When a group of trappers is attacked by Ree Indians, in search of their kidnapped daughter Powaqa (Melaw Nakehk’o), the fleeing frontiersmen rush onto a boat to drift down the river. Losing most of the valuable pelts and nearly all of his men (33 are killed while 10 make it to the raft), Captain Andrew Henry (Domhnall Gleeson) decides to follow the advice of his chief explorer, Hugh Glass (Leonardo DiCaprio), in abandoning the vessel to find a new trail across the mountains on foot. As the disheveled gang makes their way through the harsh terrain, Glass wanders out to hunt alone in the forest, only to be viciously mauled by a protective mother bear.
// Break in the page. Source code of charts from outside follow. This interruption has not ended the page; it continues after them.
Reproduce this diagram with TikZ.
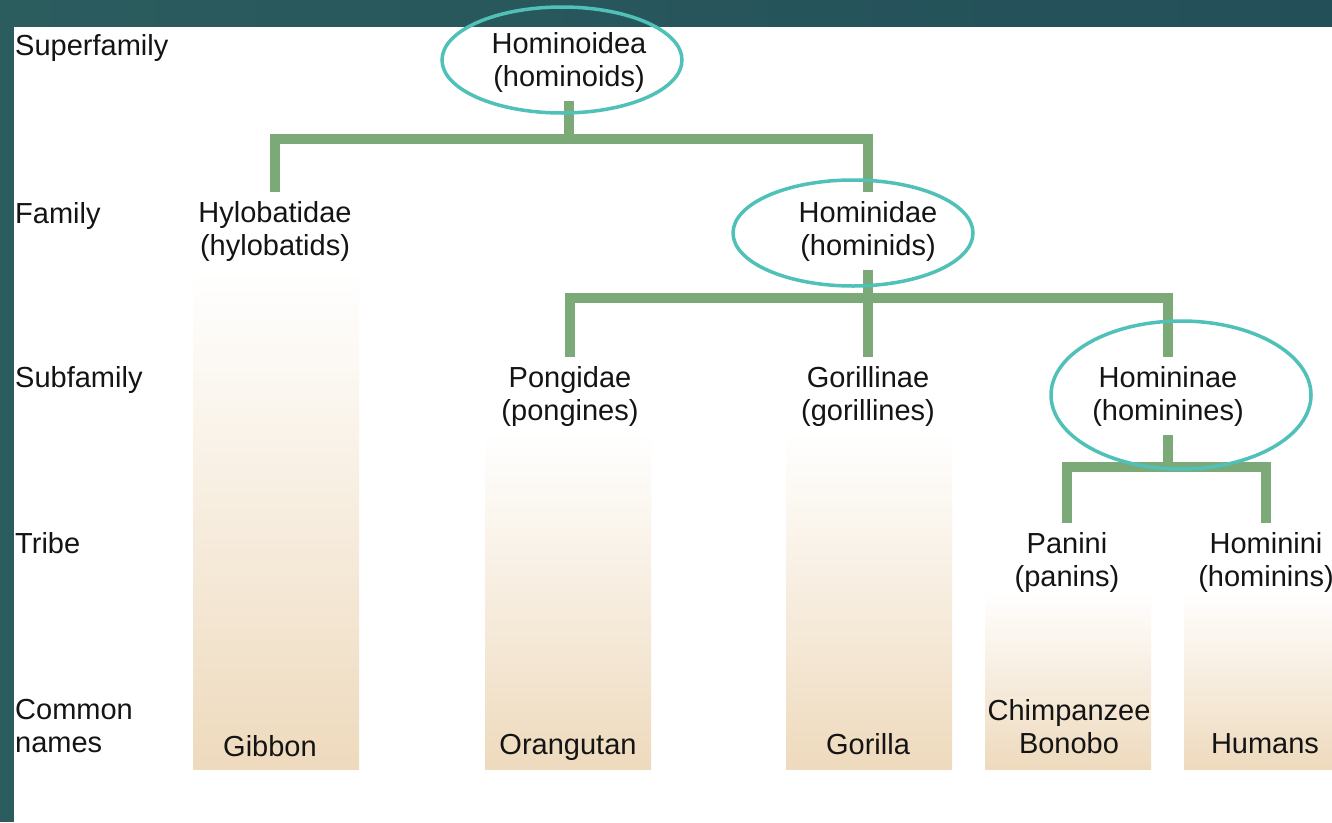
\documentclass[tikz,border=0pt]{standalone}
\usepackage{fontspec}
\setmainfont{Liberation Sans}
\definecolor{bgL}{HTML}{2B5C5E}
\definecolor{bgR}{HTML}{234F59}
\definecolor{branchc}{HTML}{7BA978}
\definecolor{ringc}{HTML}{4FC1B9}
\definecolor{tanc}{HTML}{EEDABD}
\tikzset{
  lbl/.style={font=\fontsize{29}{33}\selectfont, text=black!92},
  taxon/.style={lbl, align=center, inner sep=9pt},
  rank/.style={lbl, align=left, anchor=west, inner sep=0pt},
  common/.style={lbl, align=center, inner sep=0pt},
  branchline/.style={draw=branchc, line width=10pt, line join=miter, line cap=butt},
  ringline/.style={draw=ringc, line width=3.5pt},
  barfill/.style={top color=white, bottom color=tanc, draw=none},
}
\begin{document}
\begin{tikzpicture}[x=1pt,y=-1pt]
\useasboundingbox (0,0) rectangle (1332,822);
\clip (0,0) rectangle (1332,822);
% background frame
\fill[white] (0,0) rectangle (1332,822);
\shade[left color=bgL, right color=bgR] (0,0) rectangle (1332,26);
\fill[bgL] (0,0) rectangle (14,822);

% bars
\shade[barfill] (193,270) rectangle (359,769);
\shade[barfill] (485,432) rectangle (651,769);
\shade[barfill] (786,432) rectangle (952,769);
\shade[barfill] (985,592) rectangle (1151,769);
\shade[barfill] (1184,592) rectangle (1350,769);

% rank labels
\node[rank] (rsup) at (15,48) {Superfamily};
\node[rank] (rfam) at (15,216) {Family};
\node[rank] (rsub) at (15,380) {Subfamily};
\node[rank] (rtri) at (15,543) {Tribe};
\node[rank] (rcom) at (15,726) {Common\\names};

% taxa
\node[taxon] (sup)  at (569,62)  {Hominoidea\\(hominoids)};
\node[taxon] (hylo) at (275,231) {Hylobatidae\\(hylobatids)};
\node[taxon] (hdae) at (868,231) {Hominidae\\(hominids)};
\node[taxon] (pong) at (570,396) {Pongidae\\(pongines)};
\node[taxon] (gor)  at (868,396) {Gorillinae\\(gorillines)};
\node[taxon] (hnae) at (1168,396) {Homininae\\(hominines)};
\node[taxon] (pan)  at (1067,562) {Panini\\(panins)};
\node[taxon] (hini) at (1266,562) {Hominini\\(hominins)};

% common names
\node[common] (gib) at (270,746) {Gibbon};
\node[common] (ora) at (568,747) {Orangutan};
\node[common] (gla) at (868,744) {Gorilla};
\node[common] (chi) at (1069,727) {Chimpanzee\\Bonobo};
\node[common] (hum) at (1265,744) {Humans};

% branch levels
\coordinate (lv1) at (0,139);
\coordinate (lv2) at (0,298);
\coordinate (lv3) at (0,467);

\draw[branchline] (hylo.north) -- (hylo.north |- lv1) -- (hdae.north |- lv1) -- (hdae.north);
\draw[branchline] (sup.south) -- (sup.south |- lv1);
\draw[branchline] (pong.north) -- (pong.north |- lv2) -- (hnae.north |- lv2) -- (hnae.north);
\draw[branchline] (hdae.south) -- (gor.north);
\draw[branchline] (pan.north) -- (pan.north |- lv3) -- (hini.north |- lv3) -- (hini.north);
\draw[branchline] (hnae.south) -- (hnae.south |- lv3);

% rings
\draw[ringline] (562,60) ellipse [x radius=120pt, y radius=53pt];
\draw[ringline] (853,233) ellipse [x radius=120pt, y radius=53pt];
\draw[ringline] (1181,395) ellipse [x radius=130pt, y radius=74pt];
\end{tikzpicture}
\end{document}
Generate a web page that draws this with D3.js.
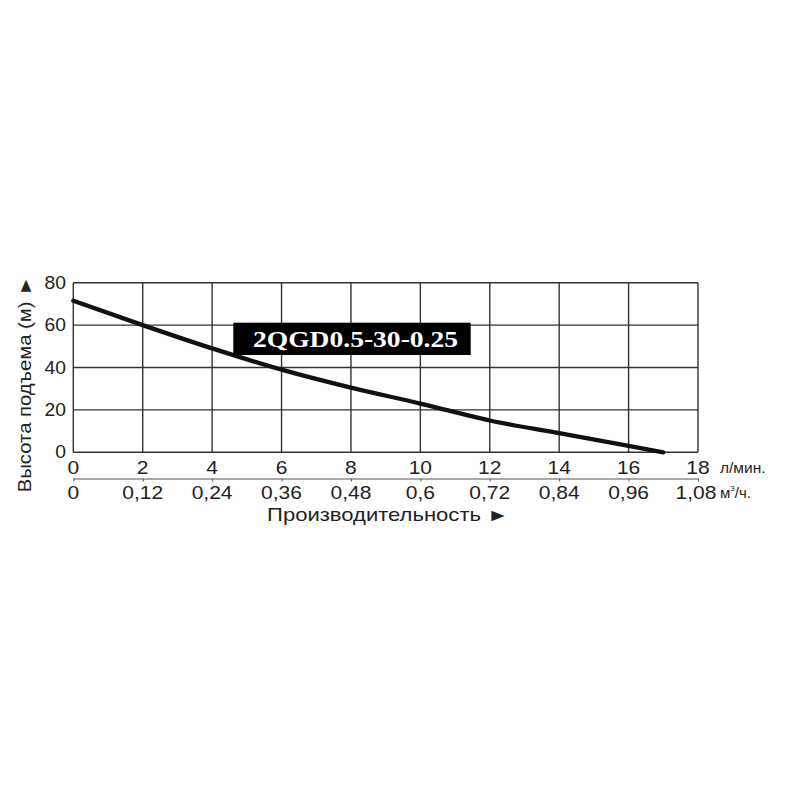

“He’ll be dead inside an hour.” Though he sustains severe injuries beyond anything one might assume are survivable, Glass is stitched back together and hoisted along for a period of time – until rebellious soldier John Fitzgerald (Tom Hardy) determines that looking after the wounded man is detrimental to his own survival. Through deception and murder, Fitzgerald manages to abandon Glass – alone and in a shallow grave – to succumb to his wounds and the bitter cold. But Glass is no stranger to extreme perseverance, using staggering determination and a bit of luck to embark on a daring odyssey of unrelenting revenge.
The vivid wilderness setting is a character of its own; nearly every shot is a carefully staged, expertly choreographed, beautifully picturesque piece of scenery. And then there’s a bit of drama in between. Writer/director Alejandro Gonzalez Inarritu is so exceedingly proud of every individual environmental image that he has painstakingly captured on film, but his efforts are to such a point of artistic distraction that he’s forgotten to tell a story. As an overabundance of running time is spent gorging on the stunning elements of dense forests and icy plains and sparkling rivers all basking in natural light, there’s no room left in the immense 156-minute production for any semblance of originality.
In favor of nonstop, mesmerizing technical achievements, “The Revenant” fails to be anything more than a series of striking images. There’s no substance to hold it all together; the character development is generic or nonexistent, while the revenge plot is simple and uninvolving. Even side stories (such as Glass’ half-Pawnee son, or barbarous French fur traders, or the Ree searchers themselves) have no impact on Glass’ epic venture to merely track down his betrayer – one whose dependence on the invaluable guide is briefly spoken of but never shown to the audience. It’s just a lot of surviving and trekking, surviving and trekking, in the most prolonged manner possible. The film is ultimately just a long, slow, bloody escalation to a long, slow, bloody climax.
With its intense focus on aesthetic camerawork (such as ceaseless circling around every character in a given scene), natural-lighting location shooting, and gruesome violence (in many ways, the film is trying to present the 1800s as a grotesque era full of lawless butchers), a painfully straightforward revenge yarn is bloated beyond reason. The story itself could be told in 30 minutes. But to its credit, “The Revenant” is a most unusual Western, mixing hints of Spaghetti styling and Sam Peckinpah’s flair for bloodthirstiness (like “Dances with Wolves” adapted by David Cronenberg) with the chaos of “Apocalypse Now” or “Aguirre, the Wrath of God” to create a feast of visual wonderment. It’s too bad that artistry and mindboggling techniques were the only things Inarritu cared about.